The work’s shīhuà content (in juàn 1–4 and 6–8) is high-quality: it preserves substantial Sū Shì huàyǔ (informal sayings on poetics), important Wáng Ānshí poetic anecdote (with the Yuányòu-perspective inflection), and connoisseurship observations on calligraphy and painting. Hú Zǐ’s Tiáoxī yúyǐn cónghuà and Wèi Qìngzhī’s Shīrén yùxiè draw on the Hóuqīng lù repeatedly.
The author’s later attachment to the eunuch Tán Zhěn (Tán Zhěn was a key figure in the late-Xuānhé — early-Jiànyán court) — for which the Sìkù compilers reprove him — is the basis of the qīngyì judgement against him in standard Sòng historiography.
Standard modern edition: collated in QuánSòng bǐjì; reproduced in Bǐjì xiǎoshuō dàguān.
Translations and research
- West, Stephen H., and Wilt L. Idema. The Story of the Western Wing. UCP 1995. Discusses the Yīng-yīng gōng-shàng-diào of Hóuqīng lù as central source for the Xī-xiāng jì tradition.
- Egan, Ronald C. Word, Image, and Deed in the Life of Su Shi (HUP 1994). Uses Hóuqīng lù extensively for Sū Shì biographical material.
- Yáng Yì 楊億 et al. annotation tradition; selective Sòng shī-huà compilations.
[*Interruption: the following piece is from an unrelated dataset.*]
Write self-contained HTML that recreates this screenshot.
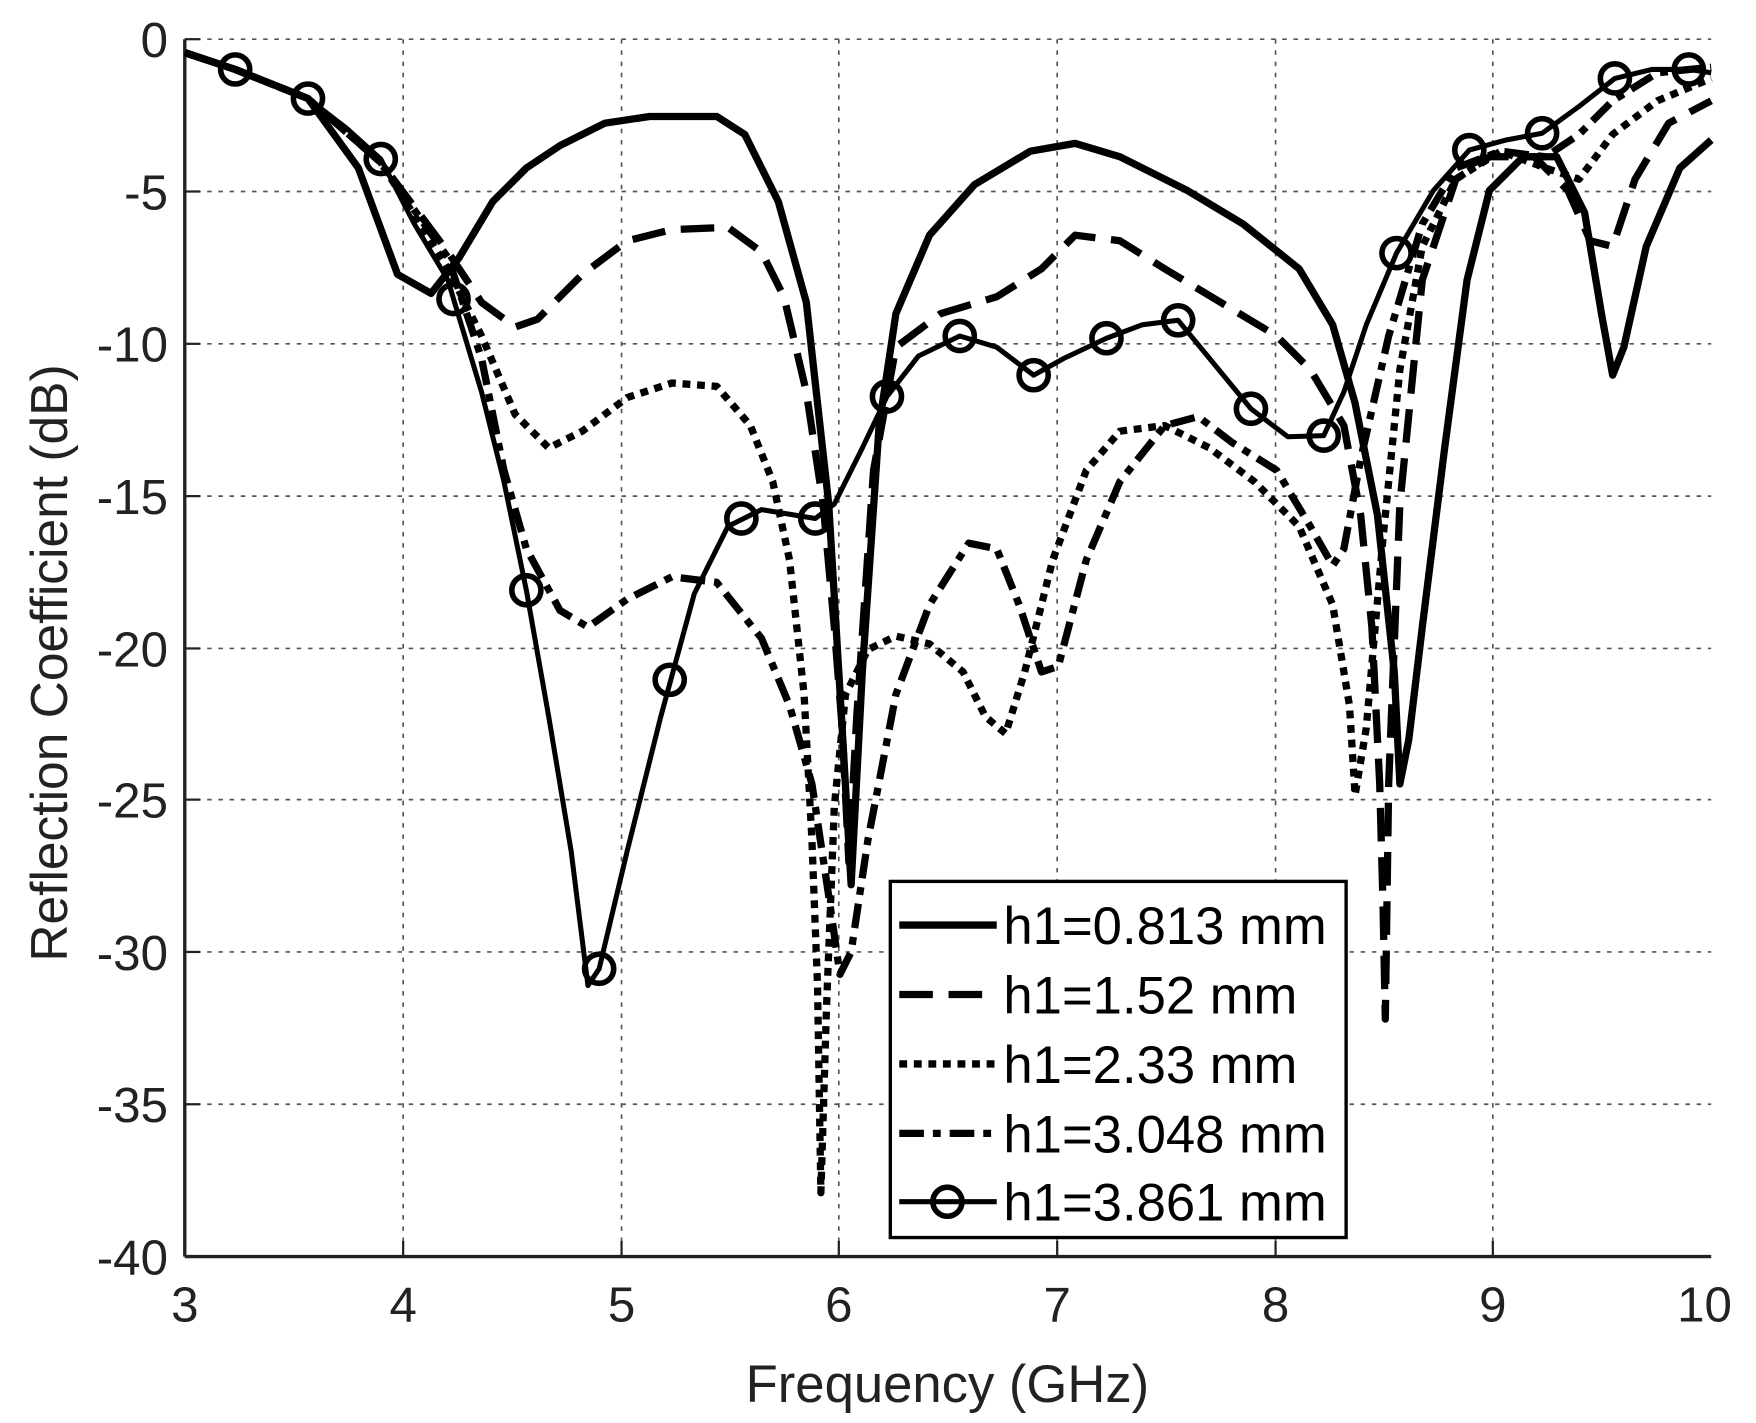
<!DOCTYPE html>
<html><head><meta charset="utf-8"><style>html,body{margin:0;padding:0;background:#fff}svg{display:block}</style></head>
<body>
<svg width="1756" height="1423" viewBox="0 0 1568 1270.6" preserveAspectRatio="none" xmlns="http://www.w3.org/2000/svg" font-family="Liberation Sans, sans-serif">
<rect width="1568" height="1271" fill="#fff"/>
<g stroke="#555" stroke-width="1.5" stroke-dasharray="4,6">
<line x1="360" y1="35" x2="360" y2="1122"/><line x1="555" y1="35" x2="555" y2="1122"/><line x1="749" y1="35" x2="749" y2="1122"/><line x1="944" y1="35" x2="944" y2="1122"/><line x1="1139" y1="35" x2="1139" y2="1122"/><line x1="1333" y1="35" x2="1333" y2="1122"/>
<line x1="165" y1="35" x2="1528" y2="35"/><line x1="165" y1="171" x2="1528" y2="171"/><line x1="165" y1="307" x2="1528" y2="307"/><line x1="165" y1="443" x2="1528" y2="443"/><line x1="165" y1="579" x2="1528" y2="579"/><line x1="165" y1="714" x2="1528" y2="714"/><line x1="165" y1="850" x2="1528" y2="850"/><line x1="165" y1="986" x2="1528" y2="986"/>
</g>
<g stroke="#222" stroke-width="3" fill="none">
<line x1="165" y1="35" x2="165" y2="1122"/><line x1="165" y1="1122" x2="1528" y2="1122"/>
</g>
<g stroke="#222" stroke-width="2">
<line x1="360" y1="1122" x2="360" y2="1108"/><line x1="555" y1="1122" x2="555" y2="1108"/><line x1="749" y1="1122" x2="749" y2="1108"/><line x1="944" y1="1122" x2="944" y2="1108"/><line x1="1139" y1="1122" x2="1139" y2="1108"/><line x1="1333" y1="1122" x2="1333" y2="1108"/>
<line x1="165" y1="35" x2="179" y2="35"/><line x1="165" y1="171" x2="179" y2="171"/><line x1="165" y1="307" x2="179" y2="307"/><line x1="165" y1="443" x2="179" y2="443"/><line x1="165" y1="579" x2="179" y2="579"/><line x1="165" y1="714" x2="179" y2="714"/><line x1="165" y1="850" x2="179" y2="850"/><line x1="165" y1="986" x2="179" y2="986"/>
</g>
<g font-size="44" fill="#222" text-anchor="end">
<text x="150" y="51">0</text><text x="150" y="187">-5</text><text x="150" y="323">-10</text><text x="150" y="459">-15</text><text x="150" y="595">-20</text><text x="150" y="730">-25</text><text x="150" y="866">-30</text><text x="150" y="1002">-35</text><text x="150" y="1138">-40</text>
</g>
<g font-size="44" fill="#222" text-anchor="middle">
<text x="165" y="1180">3</text><text x="360" y="1180">4</text><text x="555" y="1180">5</text><text x="749" y="1180">6</text><text x="944" y="1180">7</text><text x="1139" y="1180">8</text><text x="1333" y="1180">9</text><text x="1522" y="1180">10</text>
<text x="846" y="1252" font-size="47">Frequency (GHz)</text>
<text transform="translate(60,592) rotate(-90)" font-size="46">Reflection Coefficient (dB)</text>
</g>
<g fill="none" stroke="#000" stroke-width="6.5" stroke-linejoin="round" stroke-linecap="butt">
<polyline points="165,47 210,62 275,88 320,150 355,245 385,262 410,230 440,180 470,150 500,130 540,110 580,104 640,104 665,120 695,180 720,270 740,450 752,650 760,790 770,600 785,380 800,280 830,210 870,165 920,135 960,128 1000,140 1060,170 1110,200 1160,240 1190,290 1210,360 1230,460 1245,600 1250,700 1258,660 1270,560 1290,400 1310,250 1330,170 1360,140 1390,140 1415,190 1430,280 1440,335 1450,310 1470,220 1500,150 1528,125"/>
<polyline stroke-dasharray="30,14" points="165,47 210,62 275,88 340,145 400,225 430,270 460,292 480,285 520,245 560,215 600,205 650,203 680,225 700,265 720,350 735,450 745,560 752,650 758,770 765,640 780,420 800,310 840,280 890,265 930,240 960,210 1000,215 1040,240 1090,270 1140,300 1170,330 1200,380 1215,460 1225,560 1232,700 1235,810 1237,910 1240,700 1250,450 1270,250 1300,160 1330,140 1370,140 1400,170 1420,215 1440,220 1460,160 1490,110 1528,90"/>
<polyline stroke-dasharray="7,6" points="165,47 210,62 275,88 340,145 400,240 430,300 460,370 490,400 520,385 560,355 600,342 640,345 670,380 690,430 705,500 718,620 725,750 730,880 733,1065 738,900 745,720 755,620 775,580 800,568 830,575 860,600 880,640 898,655 915,600 940,500 970,420 1000,385 1040,380 1080,400 1120,430 1160,470 1190,540 1205,630 1210,710 1220,650 1235,480 1250,330 1270,220 1300,160 1340,135 1380,150 1410,160 1440,120 1480,90 1528,70"/>
<polyline stroke-dasharray="22,8,7,8" points="165,47 210,62 275,88 340,145 400,230 430,320 450,420 470,490 500,545 525,560 560,535 600,515 640,520 680,570 705,630 725,700 740,800 750,870 760,850 775,750 800,620 830,540 865,485 890,490 910,540 930,600 945,595 970,500 1000,430 1040,380 1070,372 1100,395 1140,420 1170,470 1190,505 1200,490 1215,410 1240,300 1270,200 1300,150 1340,135 1380,140 1410,120 1440,90 1480,65 1528,60"/>
<polyline stroke-width="4.5" points="165,47 210,62 275,88 310,115 340,142 370,200 400,250 405,267 430,350 450,430 470,527 490,640 510,760 525,880 535,865 560,760 590,640 620,530 650,470 680,455 728,463 745,450 770,400 792,354 820,318 857,300 890,310 923,335 950,320 988,302 1020,290 1052,286 1080,320 1117,365 1150,390 1182,389 1200,350 1220,290 1247,226 1280,170 1312,134 1345,125 1377,119 1410,95 1442,70 1475,62 1508,62 1528,65"/>
</g>
<g fill="none" stroke="#000" stroke-width="5">
<circle cx="210" cy="62" r="13"/><circle cx="275" cy="88" r="13"/><circle cx="340" cy="142" r="13"/><circle cx="405" cy="267" r="13"/><circle cx="470" cy="527" r="13"/><circle cx="535" cy="865" r="13"/><circle cx="598" cy="607" r="13"/><circle cx="662" cy="463" r="13"/><circle cx="728" cy="463" r="13"/><circle cx="792" cy="354" r="13"/><circle cx="857" cy="300" r="13"/><circle cx="923" cy="335" r="13"/><circle cx="988" cy="302" r="13"/><circle cx="1052" cy="286" r="13"/><circle cx="1117" cy="365" r="13"/><circle cx="1182" cy="389" r="13"/><circle cx="1247" cy="226" r="13"/><circle cx="1312" cy="134" r="13"/><circle cx="1377" cy="119" r="13"/><circle cx="1442" cy="70" r="13"/><circle cx="1508" cy="62" r="13"/>
</g>
<rect x="795" y="787" width="407" height="318" fill="#fff" stroke="#000" stroke-width="3"/>
<g fill="none" stroke="#000" stroke-width="6.5">
<line x1="803" y1="826" x2="890" y2="826"/>
<line x1="803" y1="888" x2="890" y2="888" stroke-dasharray="30,14"/>
<line x1="803" y1="950" x2="890" y2="950" stroke-dasharray="7,6"/>
<line x1="803" y1="1012" x2="890" y2="1012" stroke-dasharray="22,8,7,8"/>
<line x1="803" y1="1073" x2="890" y2="1073" stroke-width="4.5"/>
<circle cx="846" cy="1073" r="13" stroke-width="5"/>
</g>
<g font-size="47" fill="#000">
<text x="896" y="843">h1=0.813 mm</text><text x="896" y="905">h1=1.52 mm</text><text x="896" y="967">h1=2.33 mm</text><text x="896" y="1029">h1=3.048 mm</text><text x="896" y="1090">h1=3.861 mm</text>
</g>
</svg>
</body></html>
- No complete European-language translation has been located.
Other points of interest
The Yīngyīng gōngshàng diào sequence in juàn 5 — set to the Diéliànhuā tune — is widely regarded as one of the most beautiful sustained cí-narratives of the Northern Sòng. It re-narrates the Yīngyīng zhuàn with the Yīngyīng-perspective sympathy that Yuán Zhěn had not provided — a key moment in the literary tradition’s shift toward the heroine’s voice.
Links
- Wilkinson, Chinese History: A New Manual §63.